* THE REQUEST
For the copy, please give all of the data again exactly and leave the pictures out.

* INFORMATION SHOWN
[START]

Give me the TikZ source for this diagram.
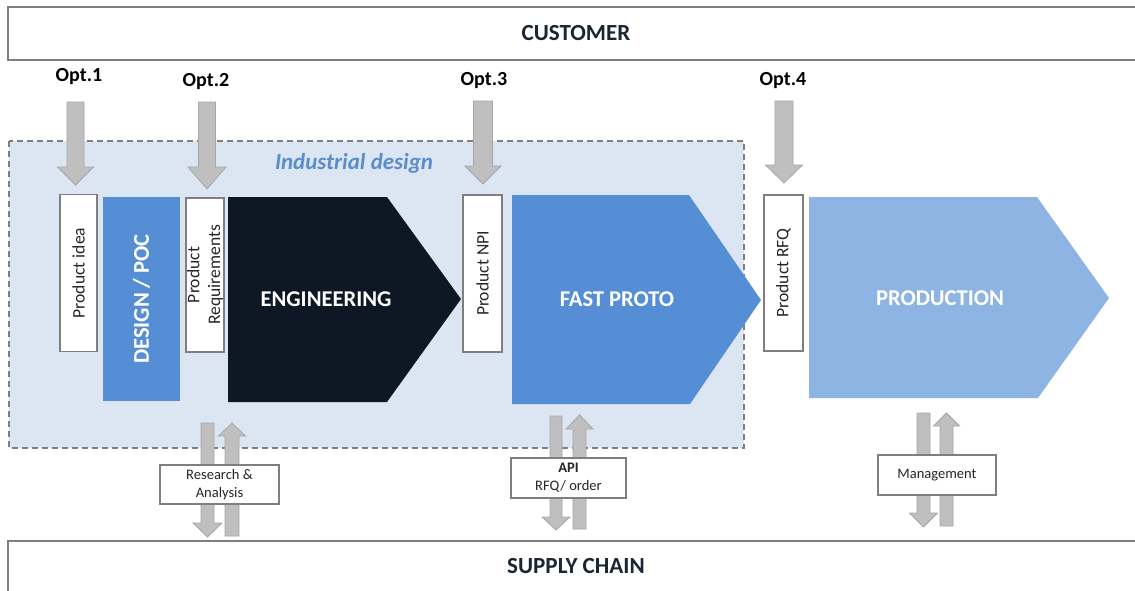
\documentclass[tikz,border=0pt]{standalone}
\usepackage{fontspec}
\setmainfont{Carlito}
\definecolor{bandtxt}{HTML}{1B2633}
\definecolor{edgegray}{HTML}{7F7F7F}
\definecolor{zonefill}{HTML}{DCE6F2}
\definecolor{zonetxt}{HTML}{5B8CCB}
\definecolor{engfill}{HTML}{0D1824}
\definecolor{protofill}{HTML}{558ED5}
\definecolor{prodfill}{HTML}{8EB4E3}
\definecolor{flowfill}{HTML}{BFBFBF}
\definecolor{flowedge}{HTML}{A6A6A6}
\definecolor{tagtxt}{HTML}{262626}

% block arrow: centre x, base y, head y, tip y, shaft half width, head half width
\newcommand\blockarrow[6]{%
  \draw[flowarrow] (#1-#5,#2) -- (#1+#5,#2) -- (#1+#5,#3) -- (#1+#6,#3)
    -- (#1,#4) -- (#1-#6,#3) -- (#1-#5,#3) -- cycle;}

\begin{document}
\begin{tikzpicture}[x=0.75pt,y=-0.75pt,
  band/.style={draw=edgegray, line width=1.5pt, fill=white},
  bandlabel/.style={font=\fontsize{17.3}{20}\selectfont\bfseries, text=bandtxt},
  optlabel/.style={font=\fontsize{15}{18}\selectfont\bfseries, text=black},
  zone/.style={draw=edgegray, line width=1.1pt, fill=zonefill, dash pattern=on 4.5pt off 3pt},
  zonelabel/.style={font=\fontsize{17.2}{20}\selectfont\bfseries\itshape, text=zonetxt},
  flowarrow/.style={fill=flowfill, draw=flowedge, line width=0.6pt},
  tagbox/.style={draw=edgegray, line width=1.1pt, fill=white, rotate=90, inner sep=0pt,
    text=tagtxt, font=\fontsize{13.2}{15.5}\selectfont, align=center},
  stagelabel/.style={font=\fontsize{16.9}{20}\selectfont\bfseries, text=white},
  flowbox/.style={draw=edgegray, line width=1.1pt, fill=white, inner sep=0pt, align=center,
    text=tagtxt, font=\fontsize{10.9}{13.2}\selectfont},
]
\useasboundingbox (0,0) rectangle (1135,590);

% customer and supply chain bands
\draw[band] (8,7) rectangle (1150,60);
\node[bandlabel] (customer) at (576,33) {CUSTOMER};
\draw[band] (8,541) rectangle (1150,600);
\node[bandlabel] (supply) at (576,566) {SUPPLY CHAIN};

% industrial design zone
\draw[zone] (9,141) rectangle (744,448);
\node[zonelabel] (indus) at (354,163) {Industrial design};

% option entry points
\node[optlabel] (opt1) at (79,77) {Opt.1};
\node[optlabel] (opt2) at (206,82) {Opt.2};
\node[optlabel] (opt3) at (484,81) {Opt.3};
\node[optlabel] (opt4) at (783,81) {Opt.4};
\blockarrow{75.5}{102}{167}{185}{8.5}{18}
\blockarrow{207}{102}{167}{189}{8.5}{19}
\blockarrow{483}{101}{166}{184}{9.5}{18}
\blockarrow{784}{101}{165}{183}{9}{18.5}

% stages
\node[tagbox, minimum width=117.75pt, minimum height=27.75pt] (idea) at (78.5,273) {Product idea};
\node[rotate=90, fill=protofill, inner sep=0pt, minimum width=153pt, minimum height=57.75pt,
  stagelabel] (design) at (141.5,299) {DESIGN / POC};
\node[tagbox, minimum width=115.5pt, minimum height=28.5pt] (req) at (205,275) {Product\\Requirements};

\fill[engfill] (228,197) -- (387,197) -- (461,299) -- (387,402) -- (228,402) -- cycle;
\node[stagelabel] (eng) at (326,299) {ENGINEERING};

\node[tagbox, minimum width=117.75pt, minimum height=29.25pt] (npi) at (482.5,273.5) {Product NPI};

\fill[protofill] (512,195) -- (689,195) -- (761,300) -- (690,404) -- (512,404) -- cycle;
\node[stagelabel] (proto) at (617,299) {FAST PROTO};

\node[tagbox, minimum width=117pt, minimum height=29.25pt] (rfq) at (783.5,273) {Product RFQ};

\fill[prodfill] (809,197) -- (1037,197) -- (1109,298) -- (1038,398) -- (809,398) -- cycle;
\node[stagelabel] (prod) at (940,298) {PRODUCTION};

% supply chain exchanges
\blockarrow{207.5}{423}{523}{537}{6.5}{14.5}
\blockarrow{232}{536}{436}{423}{7}{13.5}
\node[flowbox, minimum width=89.25pt, minimum height=29.25pt] (research) at (219.5,484.5) {Research \&\\Analysis};

\blockarrow{556}{416}{517}{530}{6}{14}
\blockarrow{579.5}{529}{429}{415}{6.5}{13.5}
\node[flowbox, minimum width=86.25pt, minimum height=30pt] (api) at (568.5,478) {\textbf{API}\\RFQ/ order};

\blockarrow{923.5}{413}{513}{527}{6.5}{14}
\blockarrow{946.5}{526}{426}{413}{6.5}{13}
\node[flowbox, minimum width=88.5pt, minimum height=30pt] (mgmt) at (937,475) {Management};
\end{tikzpicture}
\end{document}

[END]

* THE OUTPUT
Give me the TikZ source for this diagram.
\documentclass[tikz,border=0pt]{standalone}
\usepackage{fontspec}
\setmainfont{Carlito}
\definecolor{bandtxt}{HTML}{1B2633}
\definecolor{edgegray}{HTML}{7F7F7F}
\definecolor{zonefill}{HTML}{DCE6F2}
\definecolor{zonetxt}{HTML}{5B8CCB}
\definecolor{engfill}{HTML}{0D1824}
\definecolor{protofill}{HTML}{558ED5}
\definecolor{prodfill}{HTML}{8EB4E3}
\definecolor{flowfill}{HTML}{BFBFBF}
\definecolor{flowedge}{HTML}{A6A6A6}
\definecolor{tagtxt}{HTML}{262626}

% block arrow: centre x, base y, head y, tip y, shaft half width, head half width
\newcommand\blockarrow[6]{%
  \draw[flowarrow] (#1-#5,#2) -- (#1+#5,#2) -- (#1+#5,#3) -- (#1+#6,#3)
    -- (#1,#4) -- (#1-#6,#3) -- (#1-#5,#3) -- cycle;}

\begin{document}
\begin{tikzpicture}[x=0.75pt,y=-0.75pt,
  band/.style={draw=edgegray, line width=1.5pt, fill=white},
  bandlabel/.style={font=\fontsize{17.3}{20}\selectfont\bfseries, text=bandtxt},
  optlabel/.style={font=\fontsize{15}{18}\selectfont\bfseries, text=black},
  zone/.style={draw=edgegray, line width=1.1pt, fill=zonefill, dash pattern=on 4.5pt off 3pt},
  zonelabel/.style={font=\fontsize{17.2}{20}\selectfont\bfseries\itshape, text=zonetxt},
  flowarrow/.style={fill=flowfill, draw=flowedge, line width=0.6pt},
  tagbox/.style={draw=edgegray, line width=1.1pt, fill=white, rotate=90, inner sep=0pt,
    text=tagtxt, font=\fontsize{13.2}{15.5}\selectfont, align=center},
  stagelabel/.style={font=\fontsize{16.9}{20}\selectfont\bfseries, text=white},
  flowbox/.style={draw=edgegray, line width=1.1pt, fill=white, inner sep=0pt, align=center,
    text=tagtxt, font=\fontsize{10.9}{13.2}\selectfont},
]
\useasboundingbox (0,0) rectangle (1135,590);

% customer and supply chain bands
\draw[band] (8,7) rectangle (1150,60);
\node[bandlabel] (customer) at (576,33) {CUSTOMER};
\draw[band] (8,541) rectangle (1150,600);
\node[bandlabel] (supply) at (576,566) {SUPPLY CHAIN};

% industrial design zone
\draw[zone] (9,141) rectangle (744,448);
\node[zonelabel] (indus) at (354,163) {Industrial design};

% option entry points
\node[optlabel] (opt1) at (79,77) {Opt.1};
\node[optlabel] (opt2) at (206,82) {Opt.2};
\node[optlabel] (opt3) at (484,81) {Opt.3};
\node[optlabel] (opt4) at (783,81) {Opt.4};
\blockarrow{75.5}{102}{167}{185}{8.5}{18}
\blockarrow{207}{102}{167}{189}{8.5}{19}
\blockarrow{483}{101}{166}{184}{9.5}{18}
\blockarrow{784}{101}{165}{183}{9}{18.5}

% stages
\node[tagbox, minimum width=117.75pt, minimum height=27.75pt] (idea) at (78.5,273) {Product idea};
\node[rotate=90, fill=protofill, inner sep=0pt, minimum width=153pt, minimum height=57.75pt,
  stagelabel] (design) at (141.5,299) {DESIGN / POC};
\node[tagbox, minimum width=115.5pt, minimum height=28.5pt] (req) at (205,275) {Product\\Requirements};

\fill[engfill] (228,197) -- (387,197) -- (461,299) -- (387,402) -- (228,402) -- cycle;
\node[stagelabel] (eng) at (326,299) {ENGINEERING};

\node[tagbox, minimum width=117.75pt, minimum height=29.25pt] (npi) at (482.5,273.5) {Product NPI};

\fill[protofill] (512,195) -- (689,195) -- (761,300) -- (690,404) -- (512,404) -- cycle;
\node[stagelabel] (proto) at (617,299) {FAST PROTO};

\node[tagbox, minimum width=117pt, minimum height=29.25pt] (rfq) at (783.5,273) {Product RFQ};

\fill[prodfill] (809,197) -- (1037,197) -- (1109,298) -- (1038,398) -- (809,398) -- cycle;
\node[stagelabel] (prod) at (940,298) {PRODUCTION};

% supply chain exchanges
\blockarrow{207.5}{423}{523}{537}{6.5}{14.5}
\blockarrow{232}{536}{436}{423}{7}{13.5}
\node[flowbox, minimum width=89.25pt, minimum height=29.25pt] (research) at (219.5,484.5) {Research \&\\Analysis};

\blockarrow{556}{416}{517}{530}{6}{14}
\blockarrow{579.5}{529}{429}{415}{6.5}{13.5}
\node[flowbox, minimum width=86.25pt, minimum height=30pt] (api) at (568.5,478) {\textbf{API}\\RFQ/ order};

\blockarrow{923.5}{413}{513}{527}{6.5}{14}
\blockarrow{946.5}{526}{426}{413}{6.5}{13}
\node[flowbox, minimum width=88.5pt, minimum height=30pt] (mgmt) at (937,475) {Management};
\end{tikzpicture}
\end{document}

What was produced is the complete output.